The pipeline -- likely to be a hot-button issue in October elections -- is expected to be in service by mid-2022, it added.

"Clearly, this project has been subjected to numerous delays and setbacks over the past several years," said Trans Mountain chief executive Ian Anderson.

"With today´s announcement on the commencement of construction, I firmly believe that we are finally able to start delivering the significant national and regional benefits we have always committed to."

The project would expand an existing pipeline to move 890,000 barrels of oil a day from landlocked Alberta to the Pacific coast, replacing a smaller, crumbling conduit built in 1953.

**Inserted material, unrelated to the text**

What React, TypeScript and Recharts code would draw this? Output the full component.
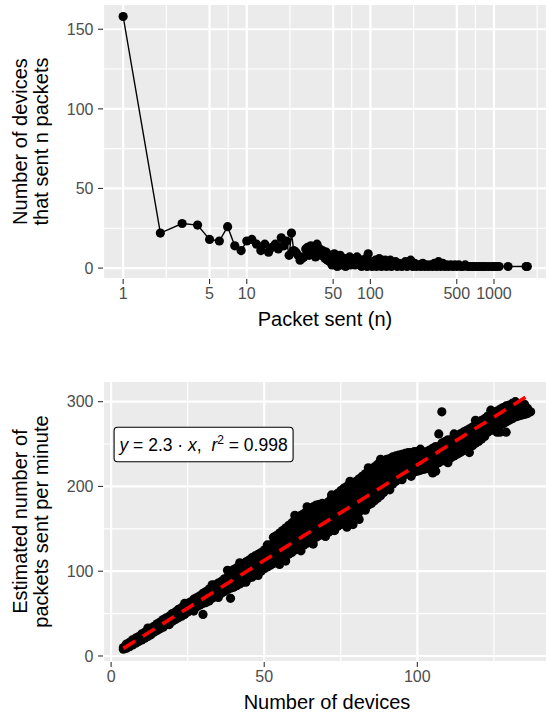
import React from 'react';
import { ScatterChart, Scatter, XAxis, YAxis, CartesianGrid, ReferenceDot } from 'recharts';

const FONT = '"Liberation Sans", Arial, Helvetica, sans-serif';
const PANEL = '#EBEBEB';
const TICK_TEXT = '#4D4D4D';
const TICK_LINE = '#333333';

// ---------- top panel: devices that sent n packets ----------
const sentDistribution: [number, number][] = [
  [1, 158], [2, 22], [3, 28], [4, 27], [5, 18], [6, 17], [7, 26], [8, 14], [9, 11], [10, 17],
  [11, 18], [12, 15], [13, 11], [14, 15], [15, 10], [16, 13], [17, 15], [18, 12], [19, 19], [20, 14],
  [21, 17], [22, 8], [23, 22], [24, 11], [25, 10], [26, 8], [27, 5], [28, 6], [29, 7], [30, 12],
  [31, 13], [32, 8], [33, 14], [34, 9], [35, 11], [36, 7], [37, 15], [38, 10], [39, 12], [40, 8],
  [41, 11], [42, 9], [43, 6], [44, 10], [45, 5], [46, 8], [47, 4], [48, 7], [49, 2], [50, 6],
  [51, 9], [52, 3], [53, 8], [54, 1], [55, 7], [56, 4], [57, 8], [58, 2], [59, 5], [60, 3],
  [61, 6], [62, 4], [63, 1], [64, 6], [65, 2], [66, 4], [67, 3], [68, 7], [69, 2], [70, 5],
  [72, 3], [73, 6], [75, 2], [76, 4], [78, 7], [80, 3], [82, 2], [84, 5], [85, 1], [87, 3],
  [89, 4], [90, 2], [92, 6], [94, 1], [96, 9], [98, 3], [99, 2], [101, 4], [103, 1], [105, 3],
  [107, 2], [110, 5], [112, 1], [115, 3], [118, 6], [120, 2], [123, 1], [126, 4], [129, 2], [132, 5],
  [135, 1], [138, 3], [141, 2], [145, 5], [148, 1], [152, 3], [156, 2], [160, 4], [165, 1], [170, 3],
  [175, 2], [180, 1], [186, 3], [192, 4], [198, 1], [205, 2], [212, 5], [220, 1], [228, 3], [236, 1],
  [245, 2], [255, 1], [265, 3], [275, 1], [285, 2], [295, 1], [305, 2], [318, 1], [330, 3], [343, 1],
  [356, 4], [370, 1], [385, 3], [400, 1], [415, 2], [430, 1], [447, 2], [465, 1], [483, 2], [500, 1],
  [520, 2], [540, 1], [560, 1], [585, 2], [610, 1], [640, 1], [670, 1], [700, 1], [730, 1], [770, 1],
  [810, 1], [850, 1], [900, 1], [960, 1], [1000, 1], [1050, 1], [1100, 1], [1300, 1], [1820, 1], [1860, 1],
];
const sentTicks = [1, 5, 10, 50, 100, 500, 1000];
const sentMinor = [2.236, 7.071, 22.36, 70.71, 223.6, 707.1, 2236];
const sentDomain = [0.687, 2685];
const countTicks = [0, 50, 100, 150];
const countMinor = [25, 75, 125];
const countDomain = [-6.85, 165.85];

// ---------- bottom panel: estimated packets per minute vs devices ----------
// each row: [number of devices, ...observed packets-per-minute estimates]
const deviceRateRows: number[][] = [
  [4, 8, 10], [5, 9, 12, 14], [6, 11, 14, 16], [7, 13, 16, 19], [8, 15, 18, 21],
  [9, 17, 20, 23], [10, 19, 23, 26], [11, 21, 25, 28], [12, 23, 27, 31], [13, 25, 30, 33],
  [14, 28, 32, 35], [15, 30, 34, 38], [16, 32, 36, 40], [17, 34, 38, 43], [18, 37, 41, 45],
  [19, 39, 43, 47], [20, 41, 45, 50], [21, 43, 48, 52], [22, 45, 50, 55], [23, 47, 52, 57],
  [24, 49, 54, 60], [25, 52, 57, 62], [26, 54, 59, 64], [27, 56, 61, 67], [28, 58, 64, 69],
  [29, 60, 66, 71], [30, 62, 68, 74, 49], [31, 63, 70, 76], [32, 65, 72, 79], [33, 68, 75, 81],
  [34, 70, 77, 84], [35, 72, 79, 86], [36, 74, 81, 88], [37, 76, 84, 91], [38, 78, 86, 93, 101],
  [39, 80, 88, 95, 68], [40, 81, 88, 95, 102], [41, 83, 90, 97, 104], [42, 85, 92, 99, 107],
  [43, 87, 95, 102, 109], [44, 90, 97, 104, 111], [45, 92, 99, 106, 113], [46, 94, 101, 108, 116, 93],
  [47, 96, 104, 111, 118], [48, 98, 106, 113, 120, 95], [49, 100, 108, 115, 122], [50, 103, 110, 118, 125],
  [51, 105, 112, 120, 128], [52, 107, 115, 123, 131], [53, 109, 117, 125, 133, 140],
  [54, 111, 119, 127, 135, 142], [55, 114, 122, 130, 138, 145], [56, 116, 124, 132, 140, 148],
  [57, 118, 126, 134, 143, 151], [58, 120, 128, 137, 146, 154], [59, 122, 131, 140, 149, 157],
  [60, 125, 134, 143, 152, 161], [61, 127, 136, 145, 154, 163], [62, 129, 138, 147, 157, 166],
  [63, 131, 140, 150, 160, 168], [64, 133, 143, 152, 162, 171], [65, 136, 145, 155, 165, 174],
  [66, 138, 147, 157, 167, 176], [67, 140, 150, 160, 170, 178], [68, 142, 152, 162, 171, 179],
  [69, 144, 154, 164, 173, 180], [70, 141, 150, 160, 169, 178], [71, 146, 155, 164, 173, 182],
  [72, 148, 158, 167, 176, 186], [73, 151, 160, 170, 179, 189], [74, 153, 163, 173, 182, 192],
  [75, 155, 165, 175, 185, 195], [76, 158, 168, 178, 188, 198], [77, 160, 170, 180, 190, 200],
  [78, 163, 173, 183, 192, 202], [79, 165, 175, 185, 195, 204], [80, 168, 178, 188, 197, 206],
  [81, 170, 180, 190, 200, 209], [82, 173, 183, 193, 202, 212], [83, 175, 185, 195, 205, 215],
  [84, 178, 188, 198, 208, 218], [85, 180, 190, 200, 210, 220], [86, 183, 193, 203, 213, 223],
  [87, 186, 196, 206, 216, 226], [88, 189, 199, 209, 219, 228], [89, 193, 203, 212, 221, 230],
  [90, 197, 206, 215, 224, 232], [91, 200, 209, 218, 226, 233], [92, 203, 212, 220, 228, 235],
  [93, 206, 214, 222, 230, 236], [94, 209, 217, 224, 231, 237], [95, 212, 219, 226, 233, 238],
  [96, 214, 221, 228, 234, 239], [97, 215, 222, 229, 235, 240], [98, 216, 223, 230, 236, 240],
  [99, 217, 224, 231, 237, 241], [100, 218, 225, 232, 238, 241], [101, 219, 226, 233, 239],
  [102, 220, 227, 234, 240], [103, 221, 228, 235, 241], [104, 222, 229, 236, 243],
  [105, 216, 224, 231, 238, 245], [106, 218, 226, 233, 240, 247], [107, 228, 235, 242, 262],
  [108, 230, 237, 244, 251, 288], [109, 232, 239, 246, 253], [110, 234, 241, 248, 255],
  [111, 234, 241, 248, 255], [112, 236, 243, 250, 257], [113, 238, 245, 252, 260],
  [114, 240, 247, 254, 262], [115, 242, 249, 256, 264], [116, 244, 251, 258, 266],
  [117, 246, 253, 260, 268], [118, 248, 255, 262, 270], [119, 251, 258, 265, 273],
  [120, 253, 260, 267, 276], [121, 256, 263, 270, 278], [122, 259, 266, 273, 280],
  [123, 264, 271, 277, 283], [124, 266, 273, 279, 285], [125, 268, 275, 281, 287],
  [126, 270, 277, 283, 289, 264], [127, 272, 279, 285, 291, 264], [128, 274, 281, 287, 293],
  [129, 276, 283, 289, 295, 264], [130, 278, 285, 291, 296], [131, 280, 286, 292, 298],
  [132, 282, 288, 294, 300], [133, 283, 289, 295], [134, 284, 290, 296], [135, 285, 291, 297],
  [136, 286, 292], [137, 288],
  // scattered observations along the edges of the band
  [12, 33], [19, 37], [24, 62], [27, 53], [33, 84], [35, 69], [42, 110], [44, 87], [51, 131],
  [55, 108], [57, 112], [60, 166], [62, 124], [64, 176], [66, 132], [72, 190], [73, 148],
  [77, 152], [79, 155], [78, 206], [81, 161], [83, 172], [84, 222], [88, 232], [91, 196],
  [95, 208], [98, 212], [101, 244], [110, 228], [112, 262], [117, 240], [119, 278], [124, 290],
];
const fitLine: [number, number][] = [[4, 9], [137, 309]];
const deviceTicks = [0, 50, 100];
const deviceMinor = [25, 75, 125];
const deviceDomain = [-2.65, 143.65];
const rateTicks = [0, 100, 200, 300];
const rateMinor = [50, 150, 250];
const rateDomain = [-7.1, 324.4];

const topData = sentDistribution.map(([n, count]) => ({ n, count }));
const bottomData = deviceRateRows.flatMap(([x, ...ys]) => ys.map((y) => ({ x, y })));
const fitData = fitLine.map(([x, y]) => ({ x, y }));

const tickStyle = { fill: TICK_TEXT, fontSize: 16, fontFamily: FONT };
const tickLineStyle = { stroke: TICK_LINE, strokeWidth: 1.1 };

const Dot = (p: any) => <circle cx={p.cx} cy={p.cy} r={4.6} fill="#000" />;
const NoDot = () => <g />;

const yTitle = (lines: string[]) => (props: any) => {
  const vb = props.viewBox || {};
  const cy = (vb.y ?? 0) + (vb.height ?? 0) / 2;
  return (
    <g>
      {lines.map((l, i) => {
        const x = 26.5 + i * 21;
        return (
          <text key={i} x={x} y={cy} transform={`rotate(-90, ${x}, ${cy})`} textAnchor="middle"
            fontSize={20} fontFamily={FONT} fill="#000">{l}</text>
        );
      })}
    </g>
  );
};

const xTitle = (label: string) => (props: any) => {
  const vb = props.viewBox || {};
  const cx = (vb.x ?? 0) + (vb.width ?? 0) / 2;
  const y = (vb.y ?? 0) + 47;
  return (
    <text x={cx} y={y} textAnchor="middle" fontSize={20} fontFamily={FONT} fill="#000">{label}</text>
  );
};

const AnnotationBox = (p: any) => {
  const cx = p.cx, cy = p.cy;
  return (
    <g>
      <rect x={cx - 89.5} y={cy - 17.2} width={179} height={34.4} rx={3.5} ry={3.5}
        fill="#fff" stroke="#000" strokeWidth={1.1} />
      <text x={cx} y={cy + 6.5} textAnchor="middle" fontSize={17.5} fontFamily={FONT} fill="#000"
        style={{ whiteSpace: 'pre' }}>
        <tspan fontStyle="italic">y</tspan>
        <tspan>{' = 2.3 · '}</tspan>
        <tspan fontStyle="italic">x</tspan>
        <tspan>{',  '}</tspan>
        <tspan fontStyle="italic">r</tspan>
        <tspan fontSize={12} dy={-7}>2</tspan>
        <tspan dy={7}>{' = 0.998'}</tspan>
      </text>
    </g>
  );
};

export default function App() {
  return (
    <div style={{ position: 'absolute', left: 0, top: 0, width: 546, height: 716, overflow: 'hidden', background: '#fff' }}>
      <div style={{ position: 'absolute', left: 0, top: 0 }}>
        <ScatterChart width={551} height={340} margin={{ top: 4, right: 4, bottom: 0, left: 0 }}>
          <CartesianGrid fill={PANEL} fillOpacity={1} stroke="#fff" strokeWidth={1.1}
            verticalValues={sentMinor} horizontalValues={countMinor} />
          <CartesianGrid stroke="#fff" strokeWidth={2.2} />
          <XAxis dataKey="n" type="number" scale="log" domain={sentDomain} allowDataOverflow
            ticks={sentTicks} interval={0} tick={tickStyle} tickLine={tickLineStyle} axisLine={false}
            tickSize={5} tickMargin={4} height={61} label={xTitle('Packet sent (n)')} />
          <YAxis dataKey="count" type="number" domain={countDomain} allowDataOverflow
            ticks={countTicks} interval={0} tick={tickStyle} tickLine={tickLineStyle} axisLine={false}
            tickSize={5} tickMargin={4.5} width={103}
            label={yTitle(['Number of devices', 'that sent n packets'])} />
          <Scatter data={topData} fill="#000" shape={Dot} isAnimationActive={false}
            line={{ stroke: '#000', strokeWidth: 1.4 }} lineType="joint" />
        </ScatterChart>
      </div>
      <div style={{ position: 'absolute', left: 0, top: 376 }}>
        <ScatterChart width={551} height={340} margin={{ top: 5, right: 0, bottom: 0, left: 0 }}>
          <CartesianGrid fill={PANEL} fillOpacity={1} stroke="#fff" strokeWidth={1.1}
            verticalValues={deviceMinor} horizontalValues={rateMinor} />
          <CartesianGrid stroke="#fff" strokeWidth={2.2} />
          <XAxis dataKey="x" type="number" domain={deviceDomain} allowDataOverflow
            ticks={deviceTicks} interval={0} tick={tickStyle} tickLine={tickLineStyle} axisLine={false}
            tickSize={5} tickMargin={4} height={54} label={xTitle('Number of devices')} />
          <YAxis dataKey="y" type="number" domain={rateDomain} allowDataOverflow
            ticks={rateTicks} interval={0} tick={tickStyle} tickLine={tickLineStyle} axisLine={false}
            tickSize={5} tickMargin={4.5} width={103}
            label={yTitle(['Estimated number of', 'packets sent per minute'])} />
          <Scatter data={bottomData} fill="#000" shape={Dot} isAnimationActive={false} />
          <Scatter data={fitData} fill="#FF0000" shape={NoDot} isAnimationActive={false}
            line={{ stroke: '#FF0000', strokeWidth: 3.6, strokeDasharray: '14 9' }} lineType="joint" />
          <ReferenceDot x={30.2} y={249.5} ifOverflow="visible" shape={AnnotationBox} />
        </ScatterChart>
      </div>
    </div>
  );
}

Prime Minister Justin Trudeau´s government approved it in 2016, saying it was in the national interest to ease Canada´s reliance on the US market, boost local production and get a better price for its crude oil.

But its construction was delayed by protests and legal challenges from environmental activists and indigenous tribes worried that increased shipping along the coast could impede the recovery of local killer whale populations.

Trudeau´s Liberal government stepped in to buy it for Can$4.4 billion (US$3.3 billion) last year from Kinder Morgan and salvage the troubled expansion project.

After fresh court-ordered consultations with indigenous groups affected by its construction, the government announced in June that it was moving forward on the project.

That decision drew criticism from environmental groups that had traditionally sided with Trudeau, while proponents of the pipeline lamented how long it was taking to get it built, noting a lack of new pipeline capacity was throttling oil sands production.

The Ottawa government has said it aims to sell the pipeline once it is built and in operation.